### SHORT TASK:
Here is the task for the listing below: output exactly the lines from the one containing "Generate a web" through the one containing "35.82, 35.78, 35.84];", and leave out the pictures.

### GIVEN DATA:
• • • • • • •

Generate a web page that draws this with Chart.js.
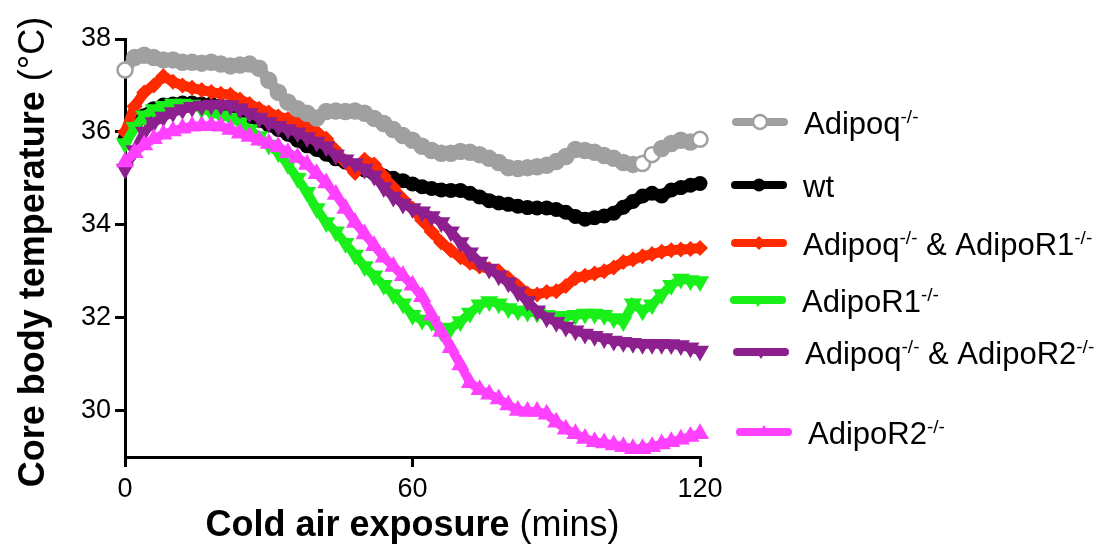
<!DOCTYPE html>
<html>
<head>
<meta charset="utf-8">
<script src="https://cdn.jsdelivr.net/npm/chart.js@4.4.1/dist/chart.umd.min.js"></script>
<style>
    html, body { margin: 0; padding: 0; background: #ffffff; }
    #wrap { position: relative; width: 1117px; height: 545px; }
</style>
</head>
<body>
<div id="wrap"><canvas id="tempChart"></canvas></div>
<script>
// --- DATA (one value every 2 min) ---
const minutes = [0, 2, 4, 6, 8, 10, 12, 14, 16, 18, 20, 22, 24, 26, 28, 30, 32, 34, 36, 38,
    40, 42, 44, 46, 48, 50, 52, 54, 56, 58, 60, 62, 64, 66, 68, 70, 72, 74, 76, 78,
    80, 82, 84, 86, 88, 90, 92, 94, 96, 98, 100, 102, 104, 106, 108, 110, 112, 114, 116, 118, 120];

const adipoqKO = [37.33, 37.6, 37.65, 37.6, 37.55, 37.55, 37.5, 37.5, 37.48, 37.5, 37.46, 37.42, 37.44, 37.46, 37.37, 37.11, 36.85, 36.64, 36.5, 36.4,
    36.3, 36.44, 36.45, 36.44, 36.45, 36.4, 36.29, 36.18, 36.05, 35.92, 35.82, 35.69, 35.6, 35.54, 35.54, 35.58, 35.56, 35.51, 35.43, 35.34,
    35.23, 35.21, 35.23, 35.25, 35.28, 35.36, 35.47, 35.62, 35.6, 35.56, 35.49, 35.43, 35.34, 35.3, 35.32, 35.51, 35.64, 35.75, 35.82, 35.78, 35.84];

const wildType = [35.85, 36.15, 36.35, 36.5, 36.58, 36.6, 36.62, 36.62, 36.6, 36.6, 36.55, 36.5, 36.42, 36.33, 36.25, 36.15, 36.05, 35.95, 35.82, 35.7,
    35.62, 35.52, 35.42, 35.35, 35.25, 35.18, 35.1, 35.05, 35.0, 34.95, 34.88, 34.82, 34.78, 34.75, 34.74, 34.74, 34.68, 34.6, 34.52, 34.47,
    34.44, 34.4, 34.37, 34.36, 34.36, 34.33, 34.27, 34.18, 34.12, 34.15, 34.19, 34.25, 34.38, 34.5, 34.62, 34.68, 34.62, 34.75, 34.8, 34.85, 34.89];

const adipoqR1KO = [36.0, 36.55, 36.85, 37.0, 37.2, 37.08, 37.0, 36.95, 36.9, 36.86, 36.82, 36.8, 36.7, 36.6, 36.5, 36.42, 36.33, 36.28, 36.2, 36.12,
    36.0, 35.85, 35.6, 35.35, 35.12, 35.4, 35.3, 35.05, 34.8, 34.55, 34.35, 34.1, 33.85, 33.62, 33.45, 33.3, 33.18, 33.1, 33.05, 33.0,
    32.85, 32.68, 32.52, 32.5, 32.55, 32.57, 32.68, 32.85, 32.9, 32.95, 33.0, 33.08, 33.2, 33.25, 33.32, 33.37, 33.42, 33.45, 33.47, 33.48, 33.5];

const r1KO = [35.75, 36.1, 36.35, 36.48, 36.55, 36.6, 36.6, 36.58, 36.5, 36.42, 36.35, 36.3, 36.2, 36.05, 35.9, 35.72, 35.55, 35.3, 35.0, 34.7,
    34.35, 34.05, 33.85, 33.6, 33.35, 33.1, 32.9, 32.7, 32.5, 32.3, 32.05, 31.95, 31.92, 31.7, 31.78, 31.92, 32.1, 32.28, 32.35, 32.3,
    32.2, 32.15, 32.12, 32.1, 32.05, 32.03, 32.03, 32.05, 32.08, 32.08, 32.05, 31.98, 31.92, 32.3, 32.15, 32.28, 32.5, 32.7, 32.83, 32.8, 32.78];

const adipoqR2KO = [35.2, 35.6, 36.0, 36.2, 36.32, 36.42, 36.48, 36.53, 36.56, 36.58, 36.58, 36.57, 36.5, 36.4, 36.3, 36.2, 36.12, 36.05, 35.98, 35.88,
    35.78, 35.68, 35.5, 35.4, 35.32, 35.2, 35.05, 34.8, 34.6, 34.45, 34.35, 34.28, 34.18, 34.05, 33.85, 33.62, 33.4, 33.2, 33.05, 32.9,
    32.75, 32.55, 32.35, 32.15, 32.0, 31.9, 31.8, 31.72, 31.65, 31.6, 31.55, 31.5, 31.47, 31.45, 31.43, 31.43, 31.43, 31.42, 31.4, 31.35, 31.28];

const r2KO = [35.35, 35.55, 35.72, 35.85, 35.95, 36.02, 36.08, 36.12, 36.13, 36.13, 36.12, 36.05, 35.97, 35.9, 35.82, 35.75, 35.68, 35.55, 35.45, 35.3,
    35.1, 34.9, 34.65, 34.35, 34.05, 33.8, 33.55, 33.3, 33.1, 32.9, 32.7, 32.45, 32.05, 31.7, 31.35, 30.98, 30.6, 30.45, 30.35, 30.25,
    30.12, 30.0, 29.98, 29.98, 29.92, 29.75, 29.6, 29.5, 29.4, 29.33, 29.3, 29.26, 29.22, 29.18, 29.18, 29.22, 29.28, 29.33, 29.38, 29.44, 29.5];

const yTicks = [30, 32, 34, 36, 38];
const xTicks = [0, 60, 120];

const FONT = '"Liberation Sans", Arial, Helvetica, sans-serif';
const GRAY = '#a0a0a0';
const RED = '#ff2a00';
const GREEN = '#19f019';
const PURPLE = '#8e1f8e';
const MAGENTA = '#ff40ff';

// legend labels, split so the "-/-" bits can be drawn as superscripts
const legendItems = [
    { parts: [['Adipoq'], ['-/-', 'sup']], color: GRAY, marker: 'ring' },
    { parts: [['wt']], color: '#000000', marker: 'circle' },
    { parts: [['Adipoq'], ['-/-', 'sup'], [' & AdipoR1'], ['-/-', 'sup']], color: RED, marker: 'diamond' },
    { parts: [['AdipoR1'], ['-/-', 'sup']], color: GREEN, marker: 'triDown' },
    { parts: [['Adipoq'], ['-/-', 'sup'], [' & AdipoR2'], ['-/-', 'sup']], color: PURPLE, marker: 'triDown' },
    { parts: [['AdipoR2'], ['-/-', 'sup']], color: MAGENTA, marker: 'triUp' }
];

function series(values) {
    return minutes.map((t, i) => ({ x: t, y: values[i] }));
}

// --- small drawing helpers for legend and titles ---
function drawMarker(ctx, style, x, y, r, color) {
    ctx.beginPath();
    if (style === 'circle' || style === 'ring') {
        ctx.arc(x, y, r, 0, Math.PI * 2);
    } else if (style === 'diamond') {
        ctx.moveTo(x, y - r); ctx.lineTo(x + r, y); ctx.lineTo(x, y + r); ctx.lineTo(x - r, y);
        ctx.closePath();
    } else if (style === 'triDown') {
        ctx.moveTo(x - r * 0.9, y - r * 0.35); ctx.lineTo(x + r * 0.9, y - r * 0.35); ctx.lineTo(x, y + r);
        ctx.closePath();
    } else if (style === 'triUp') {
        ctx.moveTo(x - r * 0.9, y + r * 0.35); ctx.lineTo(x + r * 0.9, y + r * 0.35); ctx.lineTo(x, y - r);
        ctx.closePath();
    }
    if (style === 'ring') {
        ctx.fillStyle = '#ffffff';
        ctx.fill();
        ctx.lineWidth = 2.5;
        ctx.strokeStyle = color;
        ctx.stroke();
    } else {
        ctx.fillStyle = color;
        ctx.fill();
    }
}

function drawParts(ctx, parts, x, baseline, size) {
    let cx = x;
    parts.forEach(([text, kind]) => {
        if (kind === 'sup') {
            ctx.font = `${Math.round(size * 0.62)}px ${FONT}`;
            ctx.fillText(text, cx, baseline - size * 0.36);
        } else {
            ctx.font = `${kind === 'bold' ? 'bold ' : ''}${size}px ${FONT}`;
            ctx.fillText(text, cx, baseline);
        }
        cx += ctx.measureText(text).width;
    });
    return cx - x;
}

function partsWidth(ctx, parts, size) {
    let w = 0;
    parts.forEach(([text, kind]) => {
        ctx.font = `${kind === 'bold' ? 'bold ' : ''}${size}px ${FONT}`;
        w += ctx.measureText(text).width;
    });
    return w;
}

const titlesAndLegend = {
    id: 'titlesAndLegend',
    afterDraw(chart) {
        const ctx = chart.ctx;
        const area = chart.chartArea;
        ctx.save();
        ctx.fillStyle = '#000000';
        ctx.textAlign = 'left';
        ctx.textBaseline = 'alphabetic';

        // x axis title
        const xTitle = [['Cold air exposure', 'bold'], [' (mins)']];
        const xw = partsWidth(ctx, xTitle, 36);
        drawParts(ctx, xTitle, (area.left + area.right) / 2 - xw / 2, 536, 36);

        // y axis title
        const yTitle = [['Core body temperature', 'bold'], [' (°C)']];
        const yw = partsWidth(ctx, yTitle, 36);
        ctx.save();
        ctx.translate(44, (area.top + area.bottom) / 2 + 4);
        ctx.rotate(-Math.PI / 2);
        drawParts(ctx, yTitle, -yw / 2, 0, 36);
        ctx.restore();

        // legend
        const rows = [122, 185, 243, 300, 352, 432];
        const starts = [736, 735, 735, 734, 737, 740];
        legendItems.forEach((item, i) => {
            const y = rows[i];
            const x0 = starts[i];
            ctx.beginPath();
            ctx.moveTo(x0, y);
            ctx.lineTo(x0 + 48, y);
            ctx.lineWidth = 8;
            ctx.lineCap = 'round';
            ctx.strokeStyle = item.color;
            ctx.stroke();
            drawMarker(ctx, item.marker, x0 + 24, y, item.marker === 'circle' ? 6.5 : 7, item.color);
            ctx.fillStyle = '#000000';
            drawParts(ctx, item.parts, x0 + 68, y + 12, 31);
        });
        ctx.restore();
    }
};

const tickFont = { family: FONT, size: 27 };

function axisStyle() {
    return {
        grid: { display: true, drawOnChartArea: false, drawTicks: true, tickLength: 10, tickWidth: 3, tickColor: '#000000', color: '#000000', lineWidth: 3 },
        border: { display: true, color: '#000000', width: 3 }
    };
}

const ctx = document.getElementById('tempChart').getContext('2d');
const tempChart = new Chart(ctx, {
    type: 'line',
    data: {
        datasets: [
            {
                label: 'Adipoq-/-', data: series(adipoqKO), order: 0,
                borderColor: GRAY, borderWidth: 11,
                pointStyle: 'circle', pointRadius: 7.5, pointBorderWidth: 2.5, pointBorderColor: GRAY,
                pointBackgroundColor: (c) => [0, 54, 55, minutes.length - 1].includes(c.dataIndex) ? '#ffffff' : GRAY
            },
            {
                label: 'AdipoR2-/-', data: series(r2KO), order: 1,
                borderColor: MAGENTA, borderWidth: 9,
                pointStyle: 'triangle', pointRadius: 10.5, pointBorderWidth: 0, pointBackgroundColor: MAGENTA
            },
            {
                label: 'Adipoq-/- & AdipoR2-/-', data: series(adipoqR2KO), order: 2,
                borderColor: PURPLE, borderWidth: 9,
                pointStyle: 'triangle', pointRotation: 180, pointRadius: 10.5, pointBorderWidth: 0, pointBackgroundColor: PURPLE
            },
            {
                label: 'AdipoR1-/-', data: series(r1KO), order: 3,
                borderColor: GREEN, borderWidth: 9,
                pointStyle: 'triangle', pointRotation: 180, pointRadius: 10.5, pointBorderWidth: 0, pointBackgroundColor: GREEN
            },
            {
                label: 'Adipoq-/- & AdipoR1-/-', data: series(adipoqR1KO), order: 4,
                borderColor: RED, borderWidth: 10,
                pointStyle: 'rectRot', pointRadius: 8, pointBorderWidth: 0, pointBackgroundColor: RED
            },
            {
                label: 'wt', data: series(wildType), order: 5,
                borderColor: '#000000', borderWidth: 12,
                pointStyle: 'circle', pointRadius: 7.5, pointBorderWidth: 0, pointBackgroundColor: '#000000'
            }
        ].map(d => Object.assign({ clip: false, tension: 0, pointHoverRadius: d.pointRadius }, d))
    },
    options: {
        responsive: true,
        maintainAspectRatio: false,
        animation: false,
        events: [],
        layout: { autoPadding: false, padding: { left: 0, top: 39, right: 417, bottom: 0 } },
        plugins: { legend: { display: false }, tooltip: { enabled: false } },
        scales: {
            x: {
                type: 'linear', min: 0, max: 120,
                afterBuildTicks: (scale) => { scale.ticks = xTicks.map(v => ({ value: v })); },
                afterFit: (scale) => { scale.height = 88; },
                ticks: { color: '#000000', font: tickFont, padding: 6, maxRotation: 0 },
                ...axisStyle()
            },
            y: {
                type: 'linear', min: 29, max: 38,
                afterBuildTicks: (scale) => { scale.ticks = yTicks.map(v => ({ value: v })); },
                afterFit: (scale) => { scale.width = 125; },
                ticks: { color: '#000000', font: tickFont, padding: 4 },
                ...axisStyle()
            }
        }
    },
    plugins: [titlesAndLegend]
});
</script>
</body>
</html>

• • • • • • •

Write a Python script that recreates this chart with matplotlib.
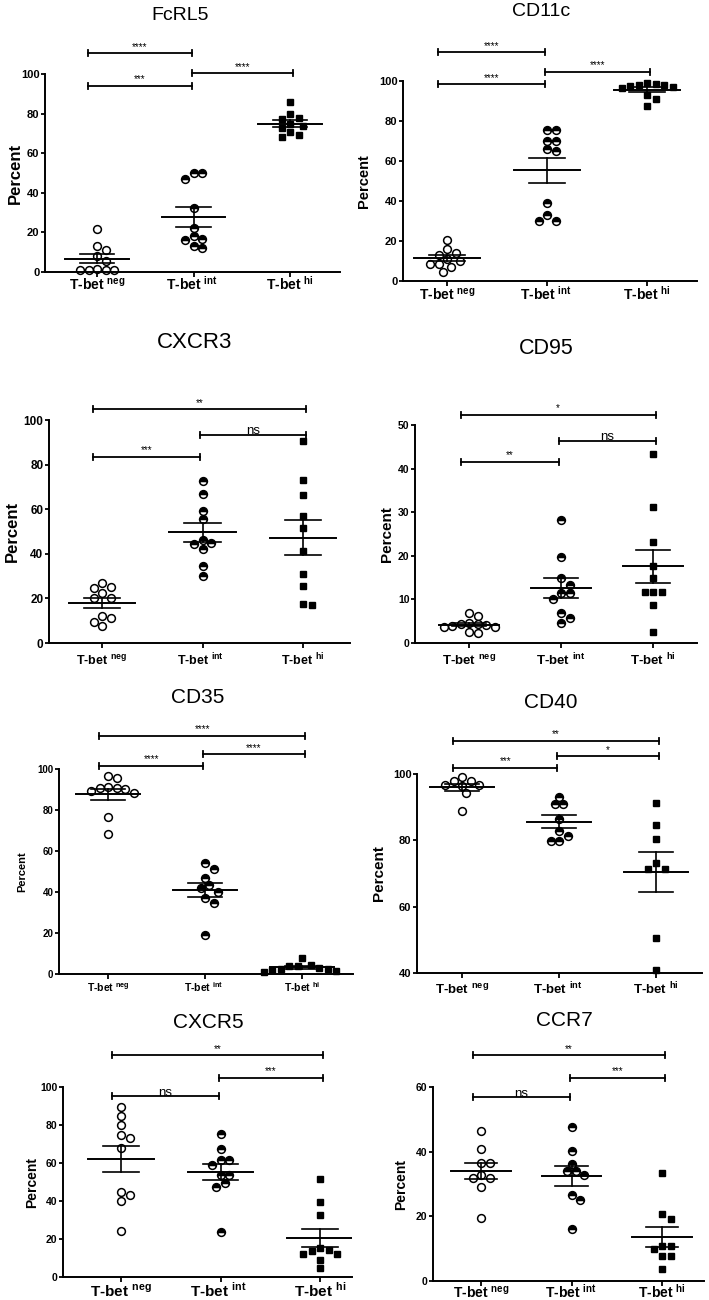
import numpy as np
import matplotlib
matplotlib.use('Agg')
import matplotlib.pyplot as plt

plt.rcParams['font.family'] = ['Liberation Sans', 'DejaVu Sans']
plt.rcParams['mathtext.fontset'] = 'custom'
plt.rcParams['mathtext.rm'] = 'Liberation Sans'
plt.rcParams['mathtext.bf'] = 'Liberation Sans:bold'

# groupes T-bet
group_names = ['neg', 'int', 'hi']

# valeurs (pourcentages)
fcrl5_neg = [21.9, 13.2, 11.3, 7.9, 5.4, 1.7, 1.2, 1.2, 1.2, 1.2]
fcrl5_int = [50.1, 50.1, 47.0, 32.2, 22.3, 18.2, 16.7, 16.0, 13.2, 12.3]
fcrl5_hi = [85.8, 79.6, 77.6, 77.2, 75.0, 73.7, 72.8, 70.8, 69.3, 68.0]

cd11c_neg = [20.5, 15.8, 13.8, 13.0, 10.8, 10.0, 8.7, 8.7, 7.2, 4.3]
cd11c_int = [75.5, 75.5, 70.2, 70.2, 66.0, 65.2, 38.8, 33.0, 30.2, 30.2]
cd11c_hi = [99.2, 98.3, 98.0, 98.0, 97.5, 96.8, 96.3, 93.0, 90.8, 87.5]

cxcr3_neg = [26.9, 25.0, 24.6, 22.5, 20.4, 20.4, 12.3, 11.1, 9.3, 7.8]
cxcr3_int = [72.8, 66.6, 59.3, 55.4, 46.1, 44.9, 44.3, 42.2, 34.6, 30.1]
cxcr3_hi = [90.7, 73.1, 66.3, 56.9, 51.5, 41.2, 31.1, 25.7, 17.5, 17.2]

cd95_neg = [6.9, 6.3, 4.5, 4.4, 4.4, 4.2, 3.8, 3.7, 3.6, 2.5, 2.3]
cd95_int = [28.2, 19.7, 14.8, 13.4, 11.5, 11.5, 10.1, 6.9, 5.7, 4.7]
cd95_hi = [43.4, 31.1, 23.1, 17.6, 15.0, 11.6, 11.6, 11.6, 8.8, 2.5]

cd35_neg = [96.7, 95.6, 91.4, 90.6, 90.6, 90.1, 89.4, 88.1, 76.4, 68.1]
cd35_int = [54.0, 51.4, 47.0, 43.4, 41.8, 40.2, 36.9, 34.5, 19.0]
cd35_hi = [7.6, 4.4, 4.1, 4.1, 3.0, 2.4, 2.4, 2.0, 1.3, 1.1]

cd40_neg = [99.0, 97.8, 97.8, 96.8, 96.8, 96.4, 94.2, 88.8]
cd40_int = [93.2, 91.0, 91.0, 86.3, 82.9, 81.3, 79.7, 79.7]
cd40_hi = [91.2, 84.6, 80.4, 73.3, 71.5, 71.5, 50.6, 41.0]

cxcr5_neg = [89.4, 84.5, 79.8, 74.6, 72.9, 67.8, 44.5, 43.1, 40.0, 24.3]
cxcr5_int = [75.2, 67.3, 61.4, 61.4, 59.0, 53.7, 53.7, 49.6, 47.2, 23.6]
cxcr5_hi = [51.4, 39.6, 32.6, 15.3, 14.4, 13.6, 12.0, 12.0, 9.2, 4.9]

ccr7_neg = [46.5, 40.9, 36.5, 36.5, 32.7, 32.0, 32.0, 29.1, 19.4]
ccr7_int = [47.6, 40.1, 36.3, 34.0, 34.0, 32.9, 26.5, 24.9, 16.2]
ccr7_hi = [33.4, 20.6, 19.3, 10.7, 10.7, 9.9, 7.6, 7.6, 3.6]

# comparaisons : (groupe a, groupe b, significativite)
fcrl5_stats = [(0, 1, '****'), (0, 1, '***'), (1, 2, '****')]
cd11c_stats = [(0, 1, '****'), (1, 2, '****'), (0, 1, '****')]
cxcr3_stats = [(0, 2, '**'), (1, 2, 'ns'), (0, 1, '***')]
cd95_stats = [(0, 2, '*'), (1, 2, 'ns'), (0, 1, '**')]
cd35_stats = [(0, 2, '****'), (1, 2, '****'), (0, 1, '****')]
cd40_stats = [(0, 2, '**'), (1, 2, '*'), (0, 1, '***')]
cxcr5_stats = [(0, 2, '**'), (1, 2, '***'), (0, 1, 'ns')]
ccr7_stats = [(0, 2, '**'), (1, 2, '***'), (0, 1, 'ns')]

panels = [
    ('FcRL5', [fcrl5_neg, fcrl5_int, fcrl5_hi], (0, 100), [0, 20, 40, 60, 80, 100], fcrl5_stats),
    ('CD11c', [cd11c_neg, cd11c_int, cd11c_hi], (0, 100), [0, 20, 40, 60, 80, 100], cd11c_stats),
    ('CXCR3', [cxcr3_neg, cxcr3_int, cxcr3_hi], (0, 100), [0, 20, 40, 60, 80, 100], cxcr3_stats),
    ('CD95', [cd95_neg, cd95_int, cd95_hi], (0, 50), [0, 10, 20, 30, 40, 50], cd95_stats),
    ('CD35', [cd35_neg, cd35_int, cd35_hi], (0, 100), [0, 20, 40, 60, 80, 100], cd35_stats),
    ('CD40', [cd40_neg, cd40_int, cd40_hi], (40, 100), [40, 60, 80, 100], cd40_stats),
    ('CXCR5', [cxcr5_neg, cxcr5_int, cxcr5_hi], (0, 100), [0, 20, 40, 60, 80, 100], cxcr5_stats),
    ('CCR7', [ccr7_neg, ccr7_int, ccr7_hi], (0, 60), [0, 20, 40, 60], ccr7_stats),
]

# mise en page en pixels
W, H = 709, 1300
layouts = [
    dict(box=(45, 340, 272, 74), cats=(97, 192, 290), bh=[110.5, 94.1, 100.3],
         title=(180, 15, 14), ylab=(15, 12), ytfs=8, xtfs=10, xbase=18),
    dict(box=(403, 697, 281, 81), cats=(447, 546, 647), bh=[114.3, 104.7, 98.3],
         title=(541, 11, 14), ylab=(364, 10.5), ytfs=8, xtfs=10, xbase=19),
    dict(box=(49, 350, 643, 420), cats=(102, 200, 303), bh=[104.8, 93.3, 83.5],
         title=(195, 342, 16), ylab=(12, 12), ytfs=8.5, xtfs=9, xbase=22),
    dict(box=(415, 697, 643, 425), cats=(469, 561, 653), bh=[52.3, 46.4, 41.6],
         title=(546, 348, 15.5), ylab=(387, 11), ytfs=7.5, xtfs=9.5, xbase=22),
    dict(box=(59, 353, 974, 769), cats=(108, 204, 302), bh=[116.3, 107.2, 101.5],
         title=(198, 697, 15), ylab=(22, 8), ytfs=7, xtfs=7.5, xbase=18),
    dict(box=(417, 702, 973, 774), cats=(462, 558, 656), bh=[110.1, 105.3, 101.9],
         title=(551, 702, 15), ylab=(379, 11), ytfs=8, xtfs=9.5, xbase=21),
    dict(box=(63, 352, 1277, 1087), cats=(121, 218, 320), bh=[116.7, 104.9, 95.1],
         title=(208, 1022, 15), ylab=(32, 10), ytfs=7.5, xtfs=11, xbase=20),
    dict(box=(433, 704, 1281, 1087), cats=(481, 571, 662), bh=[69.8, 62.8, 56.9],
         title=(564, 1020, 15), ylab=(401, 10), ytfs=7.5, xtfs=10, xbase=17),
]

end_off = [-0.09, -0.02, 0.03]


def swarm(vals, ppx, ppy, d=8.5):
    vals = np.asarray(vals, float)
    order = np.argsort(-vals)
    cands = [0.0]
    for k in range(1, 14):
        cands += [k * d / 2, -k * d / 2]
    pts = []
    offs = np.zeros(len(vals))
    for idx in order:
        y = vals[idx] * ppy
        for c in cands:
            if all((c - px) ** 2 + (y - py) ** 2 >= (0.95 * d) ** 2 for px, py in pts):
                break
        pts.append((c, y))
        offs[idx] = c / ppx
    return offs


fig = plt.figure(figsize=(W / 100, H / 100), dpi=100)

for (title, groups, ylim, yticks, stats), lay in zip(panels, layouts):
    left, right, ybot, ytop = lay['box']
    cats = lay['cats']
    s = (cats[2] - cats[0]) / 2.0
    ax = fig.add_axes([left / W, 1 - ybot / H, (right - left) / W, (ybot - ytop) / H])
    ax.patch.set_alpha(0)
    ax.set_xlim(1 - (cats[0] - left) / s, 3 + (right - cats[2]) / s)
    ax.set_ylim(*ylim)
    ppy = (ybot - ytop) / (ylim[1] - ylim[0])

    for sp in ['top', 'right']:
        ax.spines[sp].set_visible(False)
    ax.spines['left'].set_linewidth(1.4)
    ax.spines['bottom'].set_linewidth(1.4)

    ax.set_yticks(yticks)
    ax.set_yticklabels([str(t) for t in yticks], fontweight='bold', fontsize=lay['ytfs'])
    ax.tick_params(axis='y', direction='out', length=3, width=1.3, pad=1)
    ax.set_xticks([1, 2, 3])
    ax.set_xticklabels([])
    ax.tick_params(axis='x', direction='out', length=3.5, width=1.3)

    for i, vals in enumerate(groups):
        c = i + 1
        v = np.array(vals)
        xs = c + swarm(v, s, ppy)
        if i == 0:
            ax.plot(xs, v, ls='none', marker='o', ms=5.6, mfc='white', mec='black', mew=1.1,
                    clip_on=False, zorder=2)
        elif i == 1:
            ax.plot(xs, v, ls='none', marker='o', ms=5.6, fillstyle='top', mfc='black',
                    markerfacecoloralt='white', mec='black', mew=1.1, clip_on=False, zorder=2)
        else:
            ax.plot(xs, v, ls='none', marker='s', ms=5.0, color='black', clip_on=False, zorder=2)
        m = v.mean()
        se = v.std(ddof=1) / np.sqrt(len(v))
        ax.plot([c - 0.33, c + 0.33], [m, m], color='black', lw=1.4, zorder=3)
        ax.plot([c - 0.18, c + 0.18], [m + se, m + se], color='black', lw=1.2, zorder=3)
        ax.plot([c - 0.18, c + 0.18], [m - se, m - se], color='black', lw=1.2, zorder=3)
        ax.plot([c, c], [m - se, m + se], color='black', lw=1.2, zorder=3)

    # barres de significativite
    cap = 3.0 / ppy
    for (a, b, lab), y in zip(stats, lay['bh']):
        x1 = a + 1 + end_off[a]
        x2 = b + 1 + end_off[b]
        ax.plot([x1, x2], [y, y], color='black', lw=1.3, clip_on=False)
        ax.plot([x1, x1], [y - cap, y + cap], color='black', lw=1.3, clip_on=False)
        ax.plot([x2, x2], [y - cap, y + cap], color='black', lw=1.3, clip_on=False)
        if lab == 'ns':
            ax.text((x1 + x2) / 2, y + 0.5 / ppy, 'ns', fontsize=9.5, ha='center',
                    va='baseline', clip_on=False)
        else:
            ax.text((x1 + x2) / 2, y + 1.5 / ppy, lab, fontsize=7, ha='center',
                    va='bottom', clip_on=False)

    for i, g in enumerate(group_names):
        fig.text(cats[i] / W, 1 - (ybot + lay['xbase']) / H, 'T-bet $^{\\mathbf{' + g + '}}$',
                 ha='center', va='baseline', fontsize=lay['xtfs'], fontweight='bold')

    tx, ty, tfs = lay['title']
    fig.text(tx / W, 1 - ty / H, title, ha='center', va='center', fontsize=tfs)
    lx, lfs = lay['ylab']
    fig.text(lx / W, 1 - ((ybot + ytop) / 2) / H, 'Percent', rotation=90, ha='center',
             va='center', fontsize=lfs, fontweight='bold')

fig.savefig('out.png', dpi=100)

• • • • • • •

### EXERCISE SOLUTION:
Generate a web page that draws this with Chart.js.
<!DOCTYPE html>
<html>
<head>
<meta charset="utf-8">
<script src="https://cdn.jsdelivr.net/npm/chart.js@4.4.1/dist/chart.umd.min.js"></script>
<style>
    html, body { margin: 0; padding: 0; background: #ffffff; }
    #wrap { position: relative; width: 1117px; height: 545px; }
</style>
</head>
<body>
<div id="wrap"><canvas id="tempChart"></canvas></div>
<script>
// --- DATA (one value every 2 min) ---
const minutes = [0, 2, 4, 6, 8, 10, 12, 14, 16, 18, 20, 22, 24, 26, 28, 30, 32, 34, 36, 38,
    40, 42, 44, 46, 48, 50, 52, 54, 56, 58, 60, 62, 64, 66, 68, 70, 72, 74, 76, 78,
    80, 82, 84, 86, 88, 90, 92, 94, 96, 98, 100, 102, 104, 106, 108, 110, 112, 114, 116, 118, 120];

const adipoqKO = [37.33, 37.6, 37.65, 37.6, 37.55, 37.55, 37.5, 37.5, 37.48, 37.5, 37.46, 37.42, 37.44, 37.46, 37.37, 37.11, 36.85, 36.64, 36.5, 36.4,
    36.3, 36.44, 36.45, 36.44, 36.45, 36.4, 36.29, 36.18, 36.05, 35.92, 35.82, 35.69, 35.6, 35.54, 35.54, 35.58, 35.56, 35.51, 35.43, 35.34,
    35.23, 35.21, 35.23, 35.25, 35.28, 35.36, 35.47, 35.62, 35.6, 35.56, 35.49, 35.43, 35.34, 35.3, 35.32, 35.51, 35.64, 35.75, 35.82, 35.78, 35.84];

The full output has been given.